↓↓↓

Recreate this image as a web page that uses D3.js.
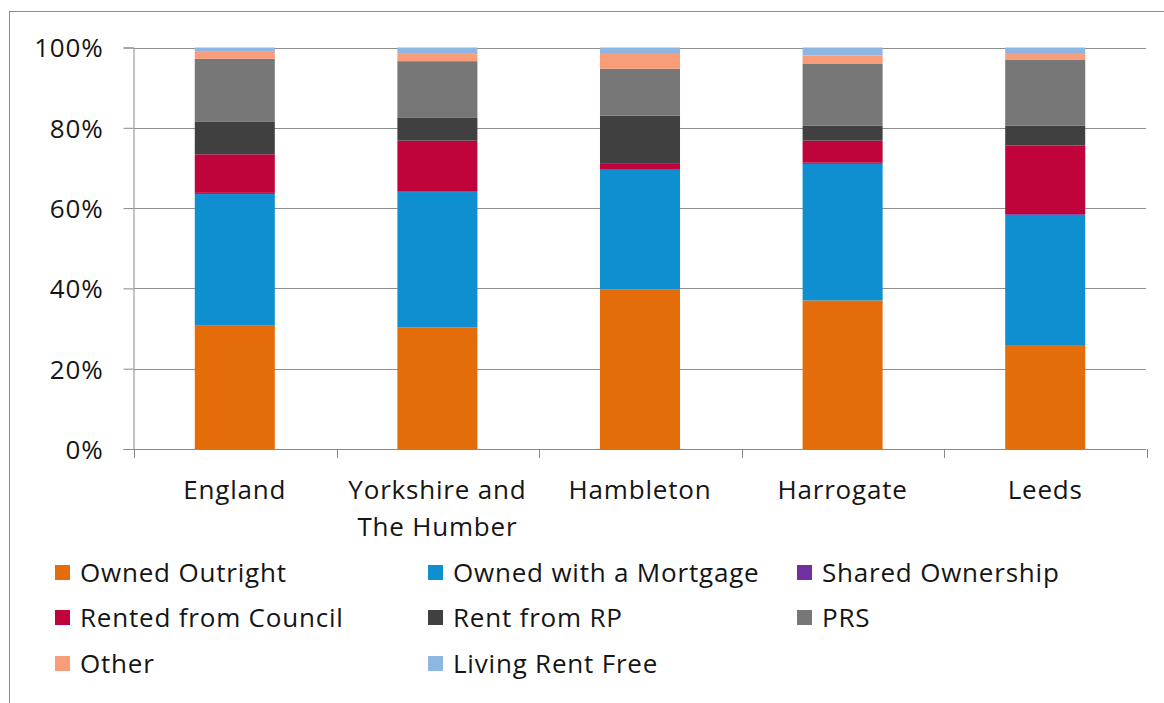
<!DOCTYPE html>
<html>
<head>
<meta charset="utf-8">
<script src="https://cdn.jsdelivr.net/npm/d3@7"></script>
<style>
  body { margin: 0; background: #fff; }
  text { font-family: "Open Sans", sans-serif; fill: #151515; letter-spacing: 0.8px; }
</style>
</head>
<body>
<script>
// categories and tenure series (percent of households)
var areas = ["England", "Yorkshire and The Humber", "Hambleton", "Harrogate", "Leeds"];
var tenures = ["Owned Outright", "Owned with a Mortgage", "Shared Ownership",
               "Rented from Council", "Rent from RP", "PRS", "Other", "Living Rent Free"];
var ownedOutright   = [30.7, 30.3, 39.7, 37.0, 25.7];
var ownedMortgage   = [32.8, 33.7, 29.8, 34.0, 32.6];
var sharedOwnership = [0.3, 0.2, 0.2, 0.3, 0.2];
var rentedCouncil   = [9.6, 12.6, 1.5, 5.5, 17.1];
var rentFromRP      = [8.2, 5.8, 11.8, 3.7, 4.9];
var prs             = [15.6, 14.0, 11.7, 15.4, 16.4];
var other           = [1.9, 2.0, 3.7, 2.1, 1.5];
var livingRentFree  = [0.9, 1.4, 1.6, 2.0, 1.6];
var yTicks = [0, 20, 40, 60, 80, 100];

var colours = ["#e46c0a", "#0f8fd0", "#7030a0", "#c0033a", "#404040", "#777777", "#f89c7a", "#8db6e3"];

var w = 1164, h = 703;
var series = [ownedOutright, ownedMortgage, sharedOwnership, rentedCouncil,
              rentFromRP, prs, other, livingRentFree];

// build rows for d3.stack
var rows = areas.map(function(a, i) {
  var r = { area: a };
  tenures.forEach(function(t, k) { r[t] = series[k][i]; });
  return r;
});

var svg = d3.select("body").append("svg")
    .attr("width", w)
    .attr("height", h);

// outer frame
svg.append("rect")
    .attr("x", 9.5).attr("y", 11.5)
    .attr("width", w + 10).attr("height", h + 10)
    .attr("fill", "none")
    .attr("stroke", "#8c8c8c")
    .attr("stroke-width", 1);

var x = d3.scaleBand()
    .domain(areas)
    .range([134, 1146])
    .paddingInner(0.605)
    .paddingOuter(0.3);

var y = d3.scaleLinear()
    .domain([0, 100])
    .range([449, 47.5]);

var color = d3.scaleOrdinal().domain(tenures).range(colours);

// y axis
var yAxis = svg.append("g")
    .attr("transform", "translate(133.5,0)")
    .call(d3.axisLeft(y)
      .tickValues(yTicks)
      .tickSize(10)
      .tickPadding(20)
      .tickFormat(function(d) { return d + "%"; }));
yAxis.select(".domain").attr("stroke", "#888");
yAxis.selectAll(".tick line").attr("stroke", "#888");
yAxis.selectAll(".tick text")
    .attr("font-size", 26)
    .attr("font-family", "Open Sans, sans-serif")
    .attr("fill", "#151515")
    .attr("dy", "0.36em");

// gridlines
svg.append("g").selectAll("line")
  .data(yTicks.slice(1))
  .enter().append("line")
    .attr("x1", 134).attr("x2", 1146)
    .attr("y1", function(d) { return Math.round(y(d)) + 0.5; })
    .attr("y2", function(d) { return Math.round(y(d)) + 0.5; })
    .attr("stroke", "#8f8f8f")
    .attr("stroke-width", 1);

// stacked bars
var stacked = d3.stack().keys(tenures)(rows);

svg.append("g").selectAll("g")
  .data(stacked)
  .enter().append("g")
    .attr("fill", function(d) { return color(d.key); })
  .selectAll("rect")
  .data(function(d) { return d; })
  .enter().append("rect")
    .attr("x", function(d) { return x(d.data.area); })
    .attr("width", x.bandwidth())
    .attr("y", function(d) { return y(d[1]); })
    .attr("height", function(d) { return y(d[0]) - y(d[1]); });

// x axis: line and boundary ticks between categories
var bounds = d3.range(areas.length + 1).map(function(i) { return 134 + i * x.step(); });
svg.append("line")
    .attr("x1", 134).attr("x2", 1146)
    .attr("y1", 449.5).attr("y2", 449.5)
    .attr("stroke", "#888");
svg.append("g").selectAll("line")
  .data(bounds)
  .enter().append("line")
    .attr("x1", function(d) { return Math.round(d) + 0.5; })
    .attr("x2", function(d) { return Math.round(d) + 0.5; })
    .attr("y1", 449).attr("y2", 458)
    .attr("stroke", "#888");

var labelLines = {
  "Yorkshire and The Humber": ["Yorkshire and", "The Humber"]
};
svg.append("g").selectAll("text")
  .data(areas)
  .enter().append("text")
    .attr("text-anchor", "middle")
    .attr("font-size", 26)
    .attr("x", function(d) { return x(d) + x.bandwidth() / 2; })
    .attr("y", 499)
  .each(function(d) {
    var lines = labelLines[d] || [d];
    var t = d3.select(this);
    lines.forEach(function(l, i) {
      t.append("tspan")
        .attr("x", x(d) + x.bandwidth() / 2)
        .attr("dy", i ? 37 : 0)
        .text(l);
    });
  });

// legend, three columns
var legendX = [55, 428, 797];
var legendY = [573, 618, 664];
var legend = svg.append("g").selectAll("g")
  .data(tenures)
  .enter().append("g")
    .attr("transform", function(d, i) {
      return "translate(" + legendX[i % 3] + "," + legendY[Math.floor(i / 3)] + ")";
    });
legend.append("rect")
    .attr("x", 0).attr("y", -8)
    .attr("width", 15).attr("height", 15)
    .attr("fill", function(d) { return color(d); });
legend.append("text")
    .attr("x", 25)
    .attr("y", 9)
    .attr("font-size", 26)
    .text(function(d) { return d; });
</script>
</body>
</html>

↑↑↑

→ **What you should do**
Skip the images and write out the rest of the listing exactly.

→ **Result of this exercise**
Recreate this image as a web page that uses D3.js.
<!DOCTYPE html>
<html>
<head>
<meta charset="utf-8">
<script src="https://cdn.jsdelivr.net/npm/d3@7"></script>
<style>
  body { margin: 0; background: #fff; }
  text { font-family: "Open Sans", sans-serif; fill: #151515; letter-spacing: 0.8px; }
</style>
</head>
<body>
<script>
// categories and tenure series (percent of households)
var areas = ["England", "Yorkshire and The Humber", "Hambleton", "Harrogate", "Leeds"];
var tenures = ["Owned Outright", "Owned with a Mortgage", "Shared Ownership",
               "Rented from Council", "Rent from RP", "PRS", "Other", "Living Rent Free"];
var ownedOutright   = [30.7, 30.3, 39.7, 37.0, 25.7];
var ownedMortgage   = [32.8, 33.7, 29.8, 34.0, 32.6];
var sharedOwnership = [0.3, 0.2, 0.2, 0.3, 0.2];
var rentedCouncil   = [9.6, 12.6, 1.5, 5.5, 17.1];
var rentFromRP      = [8.2, 5.8, 11.8, 3.7, 4.9];
var prs             = [15.6, 14.0, 11.7, 15.4, 16.4];
var other           = [1.9, 2.0, 3.7, 2.1, 1.5];
var livingRentFree  = [0.9, 1.4, 1.6, 2.0, 1.6];
var yTicks = [0, 20, 40, 60, 80, 100];

var colours = ["#e46c0a", "#0f8fd0", "#7030a0", "#c0033a", "#404040", "#777777", "#f89c7a", "#8db6e3"];

var w = 1164, h = 703;
var series = [ownedOutright, ownedMortgage, sharedOwnership, rentedCouncil,
              rentFromRP, prs, other, livingRentFree];

// build rows for d3.stack
var rows = areas.map(function(a, i) {
  var r = { area: a };
  tenures.forEach(function(t, k) { r[t] = series[k][i]; });
  return r;
});

var svg = d3.select("body").append("svg")
    .attr("width", w)
    .attr("height", h);

// outer frame
svg.append("rect")
    .attr("x", 9.5).attr("y", 11.5)
    .attr("width", w + 10).attr("height", h + 10)
    .attr("fill", "none")
    .attr("stroke", "#8c8c8c")
    .attr("stroke-width", 1);

var x = d3.scaleBand()
    .domain(areas)
    .range([134, 1146])
    .paddingInner(0.605)
    .paddingOuter(0.3);

var y = d3.scaleLinear()
    .domain([0, 100])
    .range([449, 47.5]);

var color = d3.scaleOrdinal().domain(tenures).range(colours);

// y axis
var yAxis = svg.append("g")
    .attr("transform", "translate(133.5,0)")
    .call(d3.axisLeft(y)
      .tickValues(yTicks)
      .tickSize(10)
      .tickPadding(20)
      .tickFormat(function(d) { return d + "%"; }));
yAxis.select(".domain").attr("stroke", "#888");
yAxis.selectAll(".tick line").attr("stroke", "#888");
yAxis.selectAll(".tick text")
    .attr("font-size", 26)
    .attr("font-family", "Open Sans, sans-serif")
    .attr("fill", "#151515")
    .attr("dy", "0.36em");

// gridlines
svg.append("g").selectAll("line")
  .data(yTicks.slice(1))
  .enter().append("line")
    .attr("x1", 134).attr("x2", 1146)
    .attr("y1", function(d) { return Math.round(y(d)) + 0.5; })
    .attr("y2", function(d) { return Math.round(y(d)) + 0.5; })
    .attr("stroke", "#8f8f8f")
    .attr("stroke-width", 1);

// stacked bars
var stacked = d3.stack().keys(tenures)(rows);

svg.append("g").selectAll("g")
  .data(stacked)
  .enter().append("g")
    .attr("fill", function(d) { return color(d.key); })
  .selectAll("rect")
  .data(function(d) { return d; })
  .enter().append("rect")
    .attr("x", function(d) { return x(d.data.area); })
    .attr("width", x.bandwidth())
    .attr("y", function(d) { return y(d[1]); })
    .attr("height", function(d) { return y(d[0]) - y(d[1]); });

// x axis: line and boundary ticks between categories
var bounds = d3.range(areas.length + 1).map(function(i) { return 134 + i * x.step(); });
svg.append("line")
    .attr("x1", 134).attr("x2", 1146)
    .attr("y1", 449.5).attr("y2", 449.5)
    .attr("stroke", "#888");
svg.append("g").selectAll("line")
  .data(bounds)
  .enter().append("line")
    .attr("x1", function(d) { return Math.round(d) + 0.5; })
    .attr("x2", function(d) { return Math.round(d) + 0.5; })
    .attr("y1", 449).attr("y2", 458)
    .attr("stroke", "#888");

var labelLines = {
  "Yorkshire and The Humber": ["Yorkshire and", "The Humber"]
};
svg.append("g").selectAll("text")
  .data(areas)
  .enter().append("text")
    .attr("text-anchor", "middle")
    .attr("font-size", 26)
    .attr("x", function(d) { return x(d) + x.bandwidth() / 2; })
    .attr("y", 499)
  .each(function(d) {
    var lines = labelLines[d] || [d];
    var t = d3.select(this);
    lines.forEach(function(l, i) {
      t.append("tspan")
        .attr("x", x(d) + x.bandwidth() / 2)
        .attr("dy", i ? 37 : 0)
        .text(l);
    });
  });

// legend, three columns
var legendX = [55, 428, 797];
var legendY = [573, 618, 664];
var legend = svg.append("g").selectAll("g")
  .data(tenures)
  .enter().append("g")
    .attr("transform", function(d, i) {
      return "translate(" + legendX[i % 3] + "," + legendY[Math.floor(i / 3)] + ")";
    });
legend.append("rect")
    .attr("x", 0).attr("y", -8)
    .attr("width", 15).attr("height", 15)
    .attr("fill", function(d) { return color(d); });
legend.append("text")
    .attr("x", 25)
    .attr("y", 9)
    .attr("font-size", 26)
    .text(function(d) { return d; });
</script>
</body>
</html>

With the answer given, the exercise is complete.